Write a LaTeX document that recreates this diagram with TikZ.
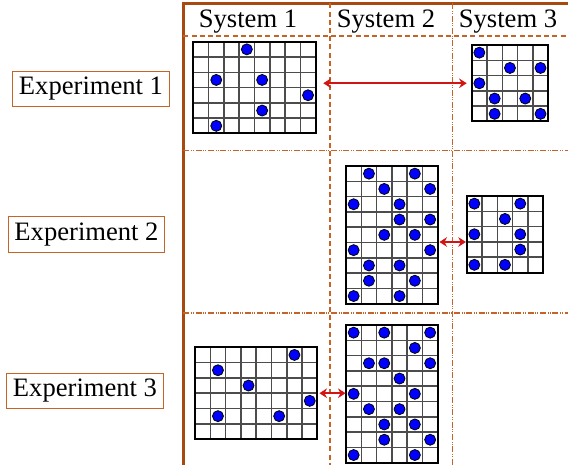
\documentclass[tikz,border=0pt]{standalone}
\usepackage{fontspec}
\setmainfont{Liberation Serif}
\usetikzlibrary{arrows.meta}
\definecolor{rulebrown}{RGB}{170,72,18}
\definecolor{sepbrown}{RGB}{196,100,40}
\definecolor{arrred}{RGB}{210,20,20}
\tikzset{
  cell/.style={black!70, line width=0.75pt},
  frame/.style={draw, line width=1pt, inner sep=0pt, outer sep=0pt, anchor=north west},
  dot/.style={fill=blue, draw=black, line width=0.4pt},
  expbox/.style={draw=sepbrown, line width=0.5pt, inner sep=3pt, minimum height=16.5pt},
  dashdotdot/.style={dash pattern=on 3pt off 0.8pt on 0.4pt off 0.6pt on 0.4pt off 0.95pt},
  link/.style={arrred, line width=1pt, {Stealth[length=3.8pt,width=4.8pt]}-{Stealth[length=3.8pt,width=4.8pt]}}
}
% #1 name, #2 top left corner, #3 columns, #4 rows, #5 occupied cells
\newcommand\lattice[5]{%
  \begin{scope}[shift={#2}]
    \foreach \i in {1,...,#3} \draw[cell] (\i*15.3,0)--(\i*15.3,#4*15.3);
    \foreach \j in {1,...,#4} \draw[cell] (0,\j*15.3)--(#3*15.3,\j*15.3);
    \node[frame, minimum width=#3*7.65pt, minimum height=#4*7.65pt] (#1) at (0,0) {};
    \foreach \c/\r in {#5} \draw[dot] (\c*15.3+7.65,\r*15.3+7.65) circle[radius=2.75pt];
  \end{scope}}
\begin{document}
\begin{tikzpicture}[x=0.5pt, y=-0.5pt, font=\fontsize{13.3}{15}\selectfont]
	\useasboundingbox (0,0) rectangle (568,465);
	% table rules
	\draw[rulebrown, line width=1.5pt] (183.3,465)--(183.3,3.5)--(568,3.5);
	\draw[sepbrown, line width=0.6pt, dash pattern=on 2.5pt off 1.6pt] (183.3,36)--(568,36);
	\draw[sepbrown, line width=0.6pt, dash pattern=on 2.5pt off 1.6pt] (330,3.5)--(330,465);
	\draw[sepbrown, line width=0.6pt, dashdotdot] (452.5,3.5)--(452.5,465);
	\foreach \y in {150.5,313} \draw[sepbrown, line width=0.6pt, dashdotdot] (183.3,\y)--(568,\y);
	% headers
	\node[anchor=base] (sys1) at (248,28) {System 1};
	\node[anchor=base] (sys2) at (386,28) {System 2};
	\node[anchor=base] (sys3) at (508,28) {System 3};
	\node[expbox] (exp1) at (91,89) {Experiment 1};
	\node[expbox] (exp2) at (86.5,234.5) {Experiment 2};
	\node[expbox] (exp3) at (85,391) {Experiment 3};
	% lattices
	\lattice{e1s1}{(193.3,41.7)}{8}{6}{3/0,1/2,4/2,7/3,4/4,1/5}
	\lattice{e1s3}{(471.7,45)}{5}{5}{0/0,2/1,4/1,0/2,1/3,3/3,1/4,4/4}
	\lattice{e2s2}{(346,166)}{6}{9}{1/0,4/0,2/1,5/1,0/2,3/2,3/3,5/3,2/4,4/4,0/5,5/5,1/6,3/6,1/7,4/7,0/8,3/8}
	\lattice{e2s3}{(466.7,196)}{5}{5}{0/0,3/0,2/1,0/2,3/2,3/3,0/4,2/4}
	\lattice{e3s1}{(195,347.3)}{8}{6}{6/0,1/1,3/2,7/3,1/4,5/4}
	\lattice{e3s2}{(346,325)}{6}{9}{0/0,2/0,5/0,4/1,1/2,2/2,5/2,3/3,0/4,4/4,1/5,3/5,2/6,4/6,2/7,5/7,0/8,4/8}
	% exchanges
	\draw[link, shorten <=3.8pt, shorten >=2.5pt] (e1s1.east |- e1s3.west)--(e1s3.west);
	\draw[link, shorten <=0.8pt, shorten >=0.4pt] (e2s2.east |- 0,242)--(e2s3.west |- 0,242);
	\draw[link, shorten <=1pt, shorten >=0.2pt] (e3s1.east)--(e3s2.west |- e3s1.east);
\end{tikzpicture}
\end{document}
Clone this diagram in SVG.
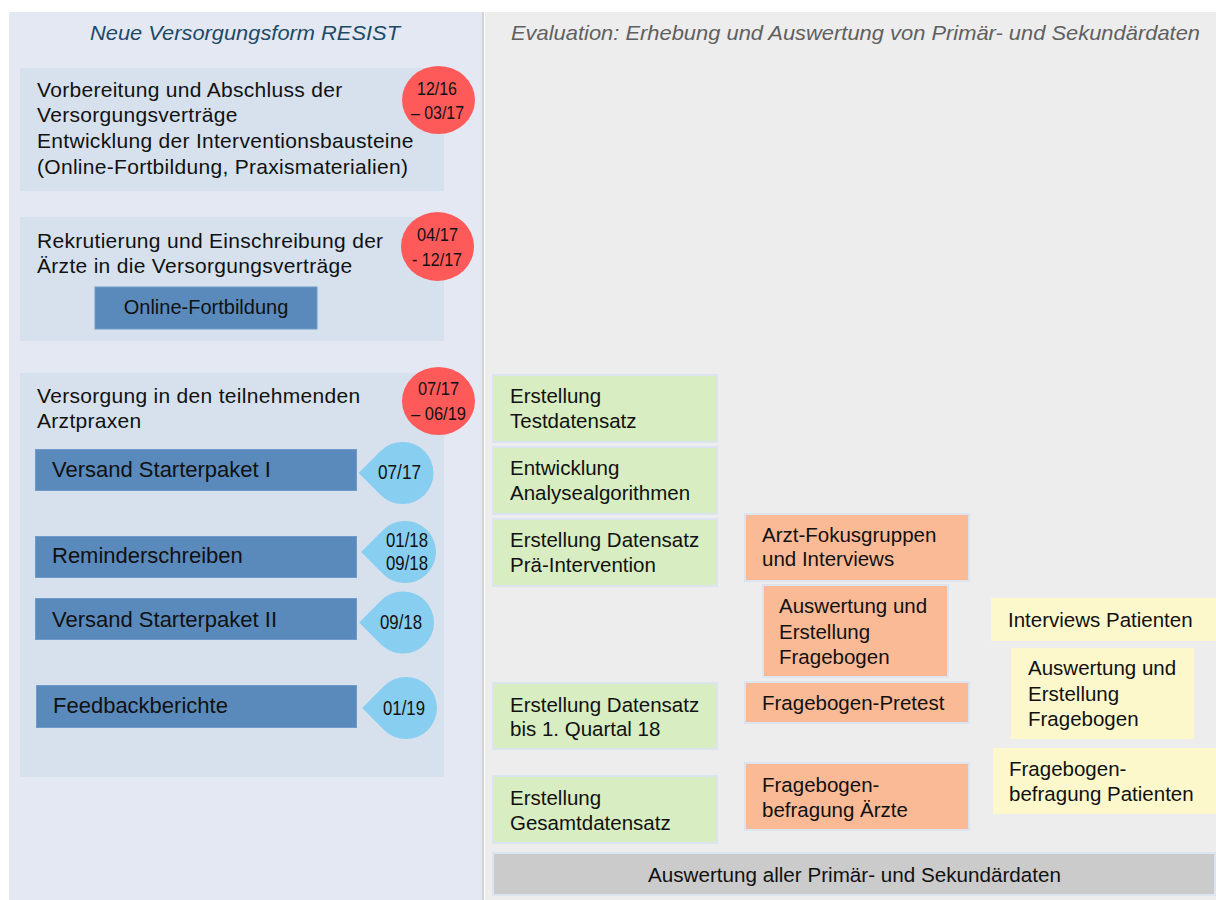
--------------------------------------------------
- Your goal:
Please set down each line of the data above exactly as written, without the pictures.

- Response to the task:
Write a LaTeX document that recreates this diagram with TikZ.
\documentclass[tikz,border=0pt]{standalone}
\usepackage{fontspec}
\setmainfont{Liberation Serif}
\usetikzlibrary{arrows.meta}
\definecolor{rulebrown}{RGB}{170,72,18}
\definecolor{sepbrown}{RGB}{196,100,40}
\definecolor{arrred}{RGB}{210,20,20}
\tikzset{
  cell/.style={black!70, line width=0.75pt},
  frame/.style={draw, line width=1pt, inner sep=0pt, outer sep=0pt, anchor=north west},
  dot/.style={fill=blue, draw=black, line width=0.4pt},
  expbox/.style={draw=sepbrown, line width=0.5pt, inner sep=3pt, minimum height=16.5pt},
  dashdotdot/.style={dash pattern=on 3pt off 0.8pt on 0.4pt off 0.6pt on 0.4pt off 0.95pt},
  link/.style={arrred, line width=1pt, {Stealth[length=3.8pt,width=4.8pt]}-{Stealth[length=3.8pt,width=4.8pt]}}
}
% #1 name, #2 top left corner, #3 columns, #4 rows, #5 occupied cells
\newcommand\lattice[5]{%
  \begin{scope}[shift={#2}]
    \foreach \i in {1,...,#3} \draw[cell] (\i*15.3,0)--(\i*15.3,#4*15.3);
    \foreach \j in {1,...,#4} \draw[cell] (0,\j*15.3)--(#3*15.3,\j*15.3);
    \node[frame, minimum width=#3*7.65pt, minimum height=#4*7.65pt] (#1) at (0,0) {};
    \foreach \c/\r in {#5} \draw[dot] (\c*15.3+7.65,\r*15.3+7.65) circle[radius=2.75pt];
  \end{scope}}
\begin{document}
\begin{tikzpicture}[x=0.5pt, y=-0.5pt, font=\fontsize{13.3}{15}\selectfont]
	\useasboundingbox (0,0) rectangle (568,465);
	% table rules
	\draw[rulebrown, line width=1.5pt] (183.3,465)--(183.3,3.5)--(568,3.5);
	\draw[sepbrown, line width=0.6pt, dash pattern=on 2.5pt off 1.6pt] (183.3,36)--(568,36);
	\draw[sepbrown, line width=0.6pt, dash pattern=on 2.5pt off 1.6pt] (330,3.5)--(330,465);
	\draw[sepbrown, line width=0.6pt, dashdotdot] (452.5,3.5)--(452.5,465);
	\foreach \y in {150.5,313} \draw[sepbrown, line width=0.6pt, dashdotdot] (183.3,\y)--(568,\y);
	% headers
	\node[anchor=base] (sys1) at (248,28) {System 1};
	\node[anchor=base] (sys2) at (386,28) {System 2};
	\node[anchor=base] (sys3) at (508,28) {System 3};
	\node[expbox] (exp1) at (91,89) {Experiment 1};
	\node[expbox] (exp2) at (86.5,234.5) {Experiment 2};
	\node[expbox] (exp3) at (85,391) {Experiment 3};
	% lattices
	\lattice{e1s1}{(193.3,41.7)}{8}{6}{3/0,1/2,4/2,7/3,4/4,1/5}
	\lattice{e1s3}{(471.7,45)}{5}{5}{0/0,2/1,4/1,0/2,1/3,3/3,1/4,4/4}
	\lattice{e2s2}{(346,166)}{6}{9}{1/0,4/0,2/1,5/1,0/2,3/2,3/3,5/3,2/4,4/4,0/5,5/5,1/6,3/6,1/7,4/7,0/8,3/8}
	\lattice{e2s3}{(466.7,196)}{5}{5}{0/0,3/0,2/1,0/2,3/2,3/3,0/4,2/4}
	\lattice{e3s1}{(195,347.3)}{8}{6}{6/0,1/1,3/2,7/3,1/4,5/4}
	\lattice{e3s2}{(346,325)}{6}{9}{0/0,2/0,5/0,4/1,1/2,2/2,5/2,3/3,0/4,4/4,1/5,3/5,2/6,4/6,2/7,5/7,0/8,4/8}
	% exchanges
	\draw[link, shorten <=3.8pt, shorten >=2.5pt] (e1s1.east |- e1s3.west)--(e1s3.west);
	\draw[link, shorten <=0.8pt, shorten >=0.4pt] (e2s2.east |- 0,242)--(e2s3.west |- 0,242);
	\draw[link, shorten <=1pt, shorten >=0.2pt] (e3s1.east)--(e3s2.west |- e3s1.east);
\end{tikzpicture}
\end{document}
Clone this diagram in SVG.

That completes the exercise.